6. Il ressort des pièces du dossier que pour refuser le visa sollicité, la commission de recours contre les décisions de refus de visa d'entrée en France s'est fondée sur le motif tiré de ce que l'identité des demandeurs de visa, et partant leur lien familial à l'égard de M. D..., n'étaient pas établis.
7. A l'appui des demandes de visa présentées pour les enfants E... F... et A..., ont initialement été produits les actes de naissance n° 2153/2003 et n° 853/2005, dressés les 30 août 2003 et 30 octobre 2005 par l'officier d'état civil de Douala. La levée d'acte effectuée auprès des autorités locales de la commune de Douala a toutefois révélé que le premier acte correspondait à un acte vierge et que le second correspondait à une tierce personne. Ont ensuite été produits, à l'appui du recours préalable formé devant la commission de recours, deux nouveaux actes de naissance n°s 2017LT1701/N/2442 et 2017LT1701/N/2443, dressés le 11 septembre 2017 en transcription de deux jugements supplétif n°s 1596/DL/2017 et 1597/DL/2017 du tribunal de première instance de Douala Ndokoti du 23 août 2017. Pour remettre en cause le caractère probant de ces documents, le ministre de l'intérieur relève que ceux-ci comportent des contradictions et des incohérences, les actes de naissance mentionnant que les enfants sont nés de la relation entre M. D... et Mme I... H..., alors que le jugement supplétif relatif à E... F... fait notamment état d'une filiation maternelle avec Mme G... K... G.... Pour la première fois en appel, M. D... produit deux nouveaux jugements rectificatifs du tribunal de première instance de Douala Ndokoti n°84/DL/2021 et n°293/DL/2021 des 20 janvier et 17 février 2021. Toutefois, et ainsi que le relève le ministre, ces jugements mentionnent la rectification des actes n°2017/LT1701/N/015 concernant E... F... et n°2017/LT1701/N/016 concernant A..., alors que les actes produits par le requérant et faisant l'objet de ces jugements comportent des numéros différents.

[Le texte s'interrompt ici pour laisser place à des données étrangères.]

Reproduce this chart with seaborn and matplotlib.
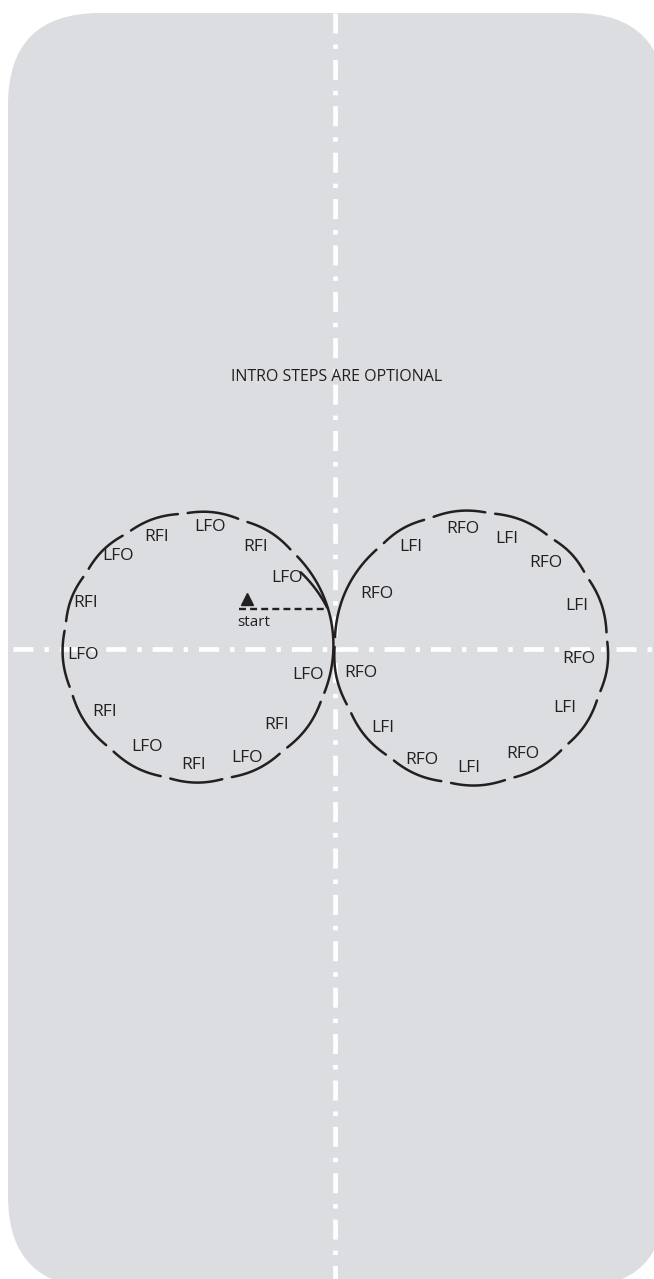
import numpy as np
import pandas as pd
import seaborn as sns
import matplotlib.pyplot as plt
from matplotlib.patches import FancyBboxPatch

# circle geometry (pixels, y down)
left_center = (198, 647)
left_radius = 135
right_center = (471, 648)
right_radius = 137

# step arcs, degrees (counter-clockwise, 0 = right)
left_arcs = [(46, 69), (72, 95), (98, 120.5), (123.5, 145), (148, 169.5),
             (172.5, 197.8), (200.8, 227.5), (230.5, 254.5), (257.5, 281),
             (284, 308), (311, 336.5), (339.5, 403)]
right_arcs = [(6, 30.4), (33.4, 52.7), (55.7, 80.4), (83.4, 106.5), (109.5, 130.3),
              (133.3, 176), (179, 205), (208, 232), (235, 258), (261, 285),
              (288, 312), (315, 338), (341, 363.2)]
# entry hook from the start line
hook_theta = (36, 17)
hook_r = (127, 135)

left_labels = ["LFO", "RFI", "LFO", "RFI", "LFO", "RFI", "LFO",
               "RFI", "LFO", "RFI", "LFO", "LFO", "RFI"]
left_lx = [210, 157, 118, 86, 83, 105, 147, 194, 247, 277, 308, 287, 256]
left_ly = [527, 537, 556, 603, 655, 712, 747, 765, 758, 725, 675, 578, 547]

right_labels = ["RFO", "LFI", "RFO", "LFI", "RFO", "LFI", "RFO",
                "LFI", "RFO", "LFI", "RFO", "RFO", "LFI"]
right_lx = [463, 507, 546, 577, 579, 565, 523, 469, 422, 383, 361, 377, 411]
right_ly = [529, 539, 563, 606, 659, 708, 754, 768, 760, 728, 673, 594, 547]

title = "INTRO STEPS ARE OPTIONAL"
start_label = "start"

ink = "#231f20"
ice = "#dcdde0"


def arc_points(center, radius, a0, a1, seg, bulge=1.2, trim=0.6):
    a0, a1 = a0 + trim, a1 - trim
    t = np.linspace(0, 1, 60)
    th = np.radians(a0 + (a1 - a0) * t)
    r = radius - 0.6 + bulge * np.sin(np.pi * t)
    return pd.DataFrame({"x": center[0] + r * np.cos(th),
                         "y": center[1] - r * np.sin(th), "seg": seg})


frames = []
for i, (a0, a1) in enumerate(left_arcs):
    frames.append(arc_points(left_center, left_radius, a0, a1, f"L{i}"))
for i, (a0, a1) in enumerate(right_arcs):
    frames.append(arc_points(right_center, right_radius, a0, a1, f"R{i}"))
t = np.linspace(0, 1, 30)
th = np.radians(hook_theta[0] + (hook_theta[1] - hook_theta[0]) * t)
rr = hook_r[0] + (hook_r[1] - hook_r[0]) * t
frames.append(pd.DataFrame({"x": left_center[0] + rr * np.cos(th),
                            "y": left_center[1] - rr * np.sin(th), "seg": "hook"}))
arcs = pd.concat(frames, ignore_index=True)

sns.set_theme(style="white")
plt.rcParams["font.family"] = ["Open Sans", "DejaVu Sans"]
plt.rcParams["lines.scale_dashes"] = False

fig = plt.figure(figsize=(6.54, 12.79), dpi=100)
ax = fig.add_axes([0, 0, 1, 1])

# rink
ax.add_patch(FancyBboxPatch((8, 13), 658, 1275, boxstyle="round,pad=0,rounding_size=92",
                            fc=ice, ec="none", zorder=0))

# center lines
dashdot = (0, (14.4, 7.9, 3.2, 7.9))
ax.plot([335, 335], [13, 1279], color="white", lw=3.4, ls=dashdot,
        dash_capstyle="butt", zorder=1)
ax.plot([13, 654], [649, 649], color="white", lw=3.4, ls=dashdot,
        dash_capstyle="butt", zorder=1)

sns.lineplot(data=arcs, x="x", y="y", units="seg", estimator=None, sort=False,
             color=ink, lw=1.8, ax=ax, legend=False, zorder=3)
ax.set_xlim(0, 654)
ax.set_ylim(1279, 0)
ax.axis("off")

# start marker and dashed entry line
ax.plot([239, 325], [609, 609], color=ink, lw=1.7, ls=(0, (5.0, 3.0)), zorder=3)
ax.plot([247], [599], marker="^", ms=9, color=ink, zorder=3)
ax.text(254, 622, start_label, fontsize=11, color=ink, ha="center", va="center")

for lab, x, y in zip(left_labels, left_lx, left_ly):
    ax.text(x, y, lab, fontsize=12.5, color=ink, ha="center", va="center", zorder=4)
for lab, x, y in zip(right_labels, right_lx, right_ly):
    ax.text(x, y, lab, fontsize=12.5, color=ink, ha="center", va="center", zorder=4)

ax.text(337, 377, title, fontsize=11.5, color=ink, ha="center", va="center", zorder=4)

plt.savefig("out.png", dpi=100)
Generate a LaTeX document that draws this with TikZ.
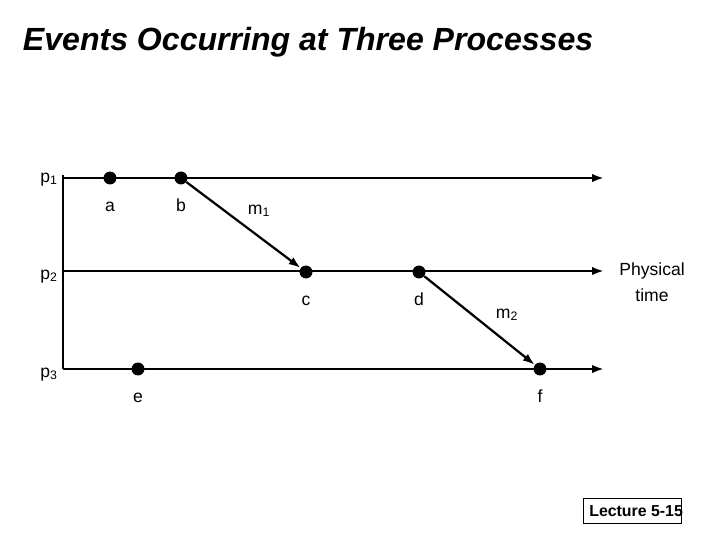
\documentclass[tikz,border=0pt]{standalone}
\usepackage{fontspec}
\setmainfont{Liberation Sans}
\usetikzlibrary{arrows.meta}
\tikzset{
	lbl/.style={font=\fontsize{12.5}{15}\selectfont,inner sep=0pt,text height=9pt,text depth=0pt},
	dot/.style 2 args={circle,inner sep=0pt,minimum size=9.2pt,fill,label={[lbl,label distance=9.8pt]#1:{#2}},name=#2},
	proc/.style={line width=1.6pt,-{Latex[length=8.5pt,width=6pt]}},
	msg/.style={line width=1.6pt,-{Latex[length=8.5pt,width=6pt]}}
}
\begin{document}
\begin{tikzpicture}[x=0.025cm,y=-0.025cm]
	\useasboundingbox (0,0) rectangle (720,540);
	\node [anchor=base west,font=\fontsize{22.8}{27}\selectfont\bfseries\itshape] (title) at (18,50) {Events Occurring at Three Processes};

	\node [lbl,anchor=base east] (p1) at (58,182) {p\textsubscript{1}};
	\node [lbl,anchor=base east] (p2) at (58,279) {p\textsubscript{2}};
	\node [lbl,anchor=base east] (p3) at (58,377) {p\textsubscript{3}};

	\coordinate (s1) at (63,178);
	\coordinate (s2) at (63,271);
	\coordinate (s3) at (63,369);
	\coordinate (t1) at (604,178);
	\coordinate (t2) at (604,271);
	\coordinate (t3) at (604,369);

	\draw [line width=1.6pt] ([yshift=2pt]s1) -- (s3);
	\draw [proc] (s1) -- (t1);
	\draw [proc] (s2) -- (t2);
	\draw [proc] (s3) -- (t3);

	\node [dot={below}{a}] at (110,178) {};
	\node [dot={below}{b}] at (181,178) {};
	\node [dot={below}{c}] at (306,272) {};
	\node [dot={below}{d}] at (419,272) {};
	\node [dot={below}{e}] at (138,369) {};
	\node [dot={below}{f}] at (540,369) {};

	\draw [msg] (b) -- (c);
	\draw [msg] (d) -- (f);
	\node [lbl,anchor=base] (m1) at (259,214) {m\textsubscript{1}};
	\node [lbl,anchor=base] (m2) at (507,318) {m\textsubscript{2}};

	\node [lbl,align=center,text height=,font=\fontsize{12.5}{19}\selectfont] (phys) at (652,282) {Physical\\time};

	\node [draw,line width=0.6pt,minimum width=2.45cm,minimum height=0.625cm,inner sep=0pt] (lecbox) at (632,510.5) {};
	\node [anchor=base west,inner sep=0pt,font=\fontsize{11.3}{13}\selectfont\bfseries] (lecture) at (589,516) {Lecture 5-15};
\end{tikzpicture}
\end{document}
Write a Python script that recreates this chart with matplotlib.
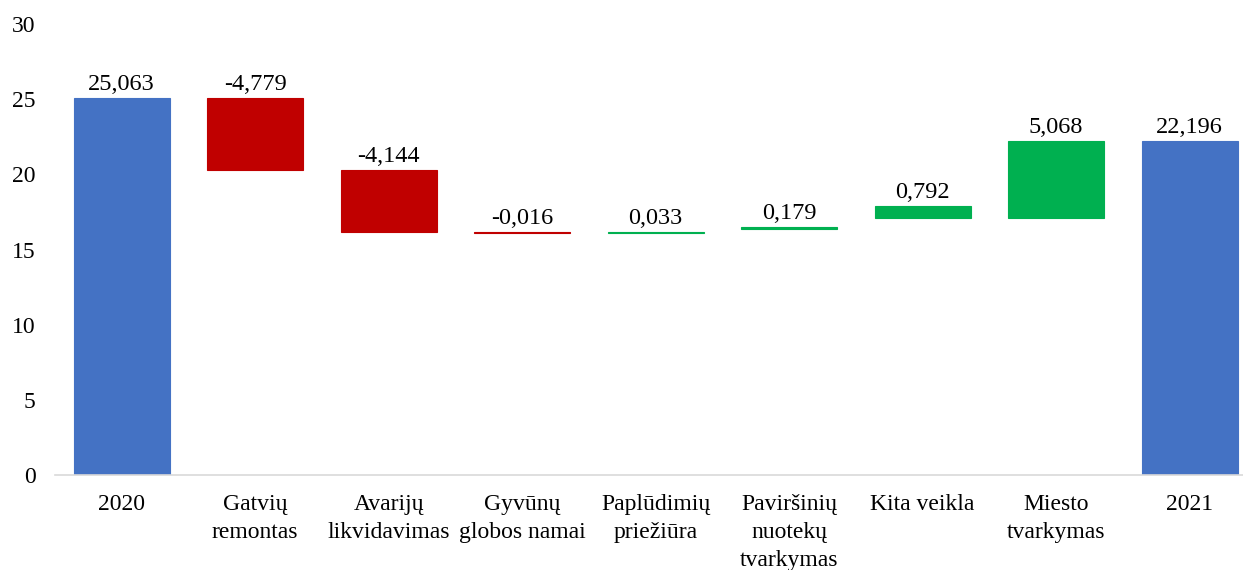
import matplotlib.pyplot as plt
import numpy as np

# data (decimal comma as in the source)
categories = ["2020", "Gatvių\nremontas", "Avarijų\nlikvidavimas", "Gyvūnų\nglobos namai",
              "Paplūdimių\npriežiūra", "Paviršinių\nnuotekų\ntvarkymas", "Kita veikla",
              "Miesto\ntvarkymas", "2021"]
values = [25.063, -4.779, -4.144, -0.016, 0.033, 0.179, 0.792, 5.068, 22.196]
# bar bases as drawn in the source chart
bases = [0, 20.284, 16.140, 16.124, 16.124, 16.336, 17.128, 17.128, 0]
kinds = ["total", "change", "change", "change", "change", "change", "change", "change", "total"]

plt.rcParams['font.family'] = ['Liberation Serif', 'DejaVu Serif']

blue = '#4472C4'
red = '#C00000'
green = '#00B050'

heights = [abs(v) for v in values]
colors = [blue if k == "total" else (red if v < 0 else green) for k, v in zip(kinds, values)]

fig = plt.figure(figsize=(12.43, 5.70), dpi=100)
ax = fig.add_axes([55 / 1243, 1 - 475 / 570, 1 - 55 / 1243, (475 - 24) / 570])

x = np.arange(len(categories))
ax.bar(x, heights, bottom=bases, width=0.72, color=colors, edgecolor=colors, linewidth=0.8)

for xi, b, h, v in zip(x, bases, heights, values):
    label = f"{v:.3f}".replace('.', ',')
    ax.text(xi, b + h + 0.2, label, ha='center', va='bottom', fontsize=17.5)

ax.set_xlim(-0.5, 8.40)
ax.set_ylim(0, 30)
ax.set_yticks(range(0, 31, 5))
ax.set_xticks(x)
ax.set_xticklabels(categories, fontsize=17, linespacing=1.42)
ax.tick_params(axis='y', length=0, labelsize=17, pad=14)
ax.tick_params(axis='x', length=0, pad=14)

for s in ['top', 'right', 'left']:
    ax.spines[s].set_visible(False)
ax.spines['bottom'].set_color('#d9d9d9')
ax.spines['bottom'].set_linewidth(1.2)

fig.savefig('out.png', dpi=100)
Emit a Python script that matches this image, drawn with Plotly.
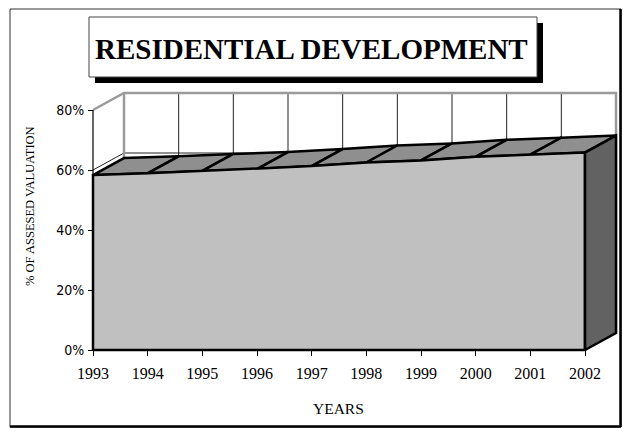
import plotly.graph_objects as go

# ---- data -------------------------------------------------------------
years = ["1993", "1994", "1995", "1996", "1997", "1998", "1999", "2000", "2001", "2002"]
residential_share = [58.3, 58.9, 59.7, 60.3, 61.3, 62.5, 63.2, 64.4, 65.1, 65.8]
value_ticks = [0, 20, 40, 60, 80]

# ---- canvas / projection ----------------------------------------------
W, H = 623, 428
PX_PER_YEAR = 54.667          # horizontal scale of the category axis
PX_PER_PCT = 3.0              # vertical scale of the value axis
X0_PX, Y0_PX = 93, 350        # pixel position of (first year, 0 %)
DEPTH_PX = (31, 17)           # oblique offset of the back plane

DX = DEPTH_PX[0] / PX_PER_YEAR
DY = DEPTH_PX[1] / PX_PER_PCT
n = len(years)
xs = list(range(n))
VMAX = value_ticks[-1]

x_range = [-X0_PX / PX_PER_YEAR, (W - X0_PX) / PX_PER_YEAR]
y_range = [-(H - Y0_PX) / PX_PER_PCT, Y0_PX / PX_PER_PCT]


def px(x):
    return x / W


def py(y):
    return 1 - y / H


SERIF = "Liberation Serif, Times New Roman, serif"
NARROW = "DejaVu Sans Condensed, Liberation Sans Narrow, Arial Narrow, sans-serif"

FRONT = "#c0c0c0"
TOP = "#8f8f8f"
SIDE = "#626262"
WALL_EDGE = "#9a9a9a"

fig = go.Figure()


def poly(xv, yv, fill, line_color="black", width=2.5):
    fig.add_trace(go.Scatter(
        x=list(xv) + [xv[0]], y=list(yv) + [yv[0]], mode="lines",
        fill="toself", fillcolor=fill,
        line=dict(color=line_color, width=width),
        hoverinfo="skip", showlegend=False))


def seg(xv, yv, color, width):
    fig.add_trace(go.Scatter(
        x=xv, y=yv, mode="lines", line=dict(color=color, width=width),
        hoverinfo="skip", showlegend=False))


# walls (left side wall and back wall)
poly([0, DX, DX, 0], [0, DY, VMAX + DY, VMAX], "white", "rgba(0,0,0,0)", 0)
poly([DX, n - 1 + DX, n - 1 + DX, DX], [DY, DY, VMAX + DY, VMAX + DY],
     "white", "rgba(0,0,0,0)", 0)

# gridlines on the walls
for v in value_ticks[:-1]:
    seg([0, DX], [v, v + DY], "#222", 1)
    seg([DX, n - 1 + DX], [v + DY, v + DY], "#222", 1)
for i in xs[1:-1]:
    seg([i + DX, i + DX], [DY, VMAX + DY], "#222", 1)

# wall outlines
seg([0, DX, n - 1 + DX, n - 1 + DX], [VMAX, VMAX + DY, VMAX + DY, DY], WALL_EDGE, 2.5)
seg([DX, DX], [DY, VMAX + DY], WALL_EDGE, 2.5)

# value axis line
seg([0, 0], [0, VMAX], "black", 1.2)

# top surface of the area, one panel per year interval
for i in xs[:-1]:
    a, b = residential_share[i], residential_share[i + 1]
    poly([i, i + 1, i + 1 + DX, i + DX], [a, b, b + DY, a + DY], TOP)

# front face
poly([0] + xs + [n - 1], [0] + residential_share + [0], FRONT)

# right side face
last = residential_share[-1]
poly([n - 1, n - 1, n - 1 + DX, n - 1 + DX], [0, last, last + DY, DY], SIDE)

# ---- frame, title box -------------------------------------------------
shapes = [
    dict(type="rect", xref="paper", yref="paper",
         x0=px(10), x1=px(621), y0=py(427), y1=py(9),
         line=dict(color="#333", width=1)),
    dict(type="line", xref="paper", yref="paper",
         x0=px(620.5), x1=px(620.5), y0=py(427), y1=py(9),
         line=dict(color="black", width=2.5)),
    dict(type="line", xref="paper", yref="paper",
         x0=px(10), x1=px(621), y0=py(426.5), y1=py(426.5),
         line=dict(color="black", width=2.5)),
    dict(type="rect", xref="paper", yref="paper",
         x0=px(95), x1=px(543), y0=py(83), y1=py(23),
         fillcolor="black", line=dict(width=0)),
    dict(type="rect", xref="paper", yref="paper",
         x0=px(89), x1=px(537), y0=py(77), y1=py(17),
         fillcolor="white", line=dict(color="#444", width=1)),
]

annotations = [
    dict(text="<b>RESIDENTIAL DEVELOPMENT</b>", xref="paper", yref="paper",
         x=px(311), y=py(49), xanchor="center", yanchor="middle",
         showarrow=False, font=dict(family=SERIF, size=29, color="black")),
    dict(text="YEARS", xref="paper", yref="paper",
         x=px(339), y=py(408), xanchor="center", yanchor="middle",
         showarrow=False, font=dict(family=SERIF, size=15.5, color="black")),
    dict(text="% OF ASSESED VALUATION", xref="paper", yref="paper",
         x=px(30), y=py(206), xanchor="center", yanchor="middle",
         textangle=-90, showarrow=False,
         font=dict(family=SERIF, size=12.5, color="black")),
]

fig.update_layout(
    width=W, height=H, margin=dict(l=0, r=0, t=0, b=0),
    template="none", paper_bgcolor="white", plot_bgcolor="white",
    showlegend=False, shapes=shapes, annotations=annotations,
    xaxis=dict(range=x_range, domain=[0, 1], anchor="free", position=py(Y0_PX),
               tickmode="array", tickvals=xs, ticktext=years,
               ticks="outside", ticklen=5, tickwidth=1, tickcolor="black",
               ticklabelstandoff=4,
               tickfont=dict(family=SERIF, size=16, color="black"),
               showgrid=False, zeroline=False, showline=False, fixedrange=True),
    yaxis=dict(range=y_range, domain=[0, 1], anchor="free", position=px(X0_PX),
               tickmode="array", tickvals=value_ticks,
               ticktext=[f"{v}%" for v in value_ticks],
               ticks="outside", ticklen=5, tickwidth=1, tickcolor="black",
               ticklabelstandoff=1,
               tickfont=dict(family=NARROW, size=14, color="black"),
               showgrid=False, zeroline=False, showline=False, fixedrange=True),
)

fig.write_html("out.html")
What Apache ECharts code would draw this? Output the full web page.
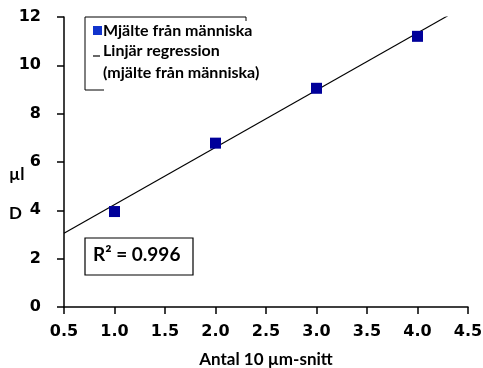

Par ailleurs, les quelques transferts de fond réalisés au profit de tiers et des enfants à compter de 2015, et dont certains sont postérieurs à la demande de visa, ne suffisent pas à établir l'existence du lien de filiation par la possession d'état. Dans ces conditions, et eu égard aux nombreuses anomalies démontrant le caractère frauduleux des jugements produits, la commission de recours contre les décisions de refus de visa d'entrée en France a pu, sans faire une inexacte application des dispositions précitées, rejeter la demande de visa litigieuse au motif que l'identité et le lien de filiation des enfants E... F... et A... D... à l'égard de M. D... n'étaient pas établis.
8. En troisième lieu, le lien de filiation n'étant pas établi, ainsi qu'il vient d'être dit, les moyens tirés de la méconnaissance des stipulations de l'article 8 de la convention européenne de sauvegarde des droits de l'homme et des libertés fondamentales et de l'article 3-1 de la convention internationale relative aux droits de l'enfant doivent être écartés.
9. Il résulte de ce qui précède que M. D... n'est pas fondé à soutenir que c'est à tort que, par le jugement attaqué, le tribunal administratif de Nantes a rejeté la demande. Par voie de conséquence, ses conclusions à fin d'injonction sous astreinte ainsi que celles tendant à l'application des dispositions de l'article L. 761-1 du code de justice administrative doivent être rejetées.
DÉCIDE :
Article 1er : La requête de M. D... est rejetée.
Article 2 : Le présent arrêt sera notifié à M. B... J... D... et au ministre de l'intérieur.
Délibéré après l'audience du 17 juin 2022, à laquelle siégeaient :
- M. Francfort, président de chambre,
- Mme Buffet, présidente-assesseure,
- M. Frank, premier conseiller.
Rendu public par mise à disposition au greffe, le 5 juillet 2022.
Le rapporteur,
A. C...Le président,
J. FRANCFORT
Le greffier,
C. GOY
La République mande et ordonne au ministre de l'intérieur, en ce qui le concerne, et à tous huissiers de justice à ce requis en ce qui concerne les voies de droit commun contre les parties privées, de pourvoir à l'exécution de la présente décision.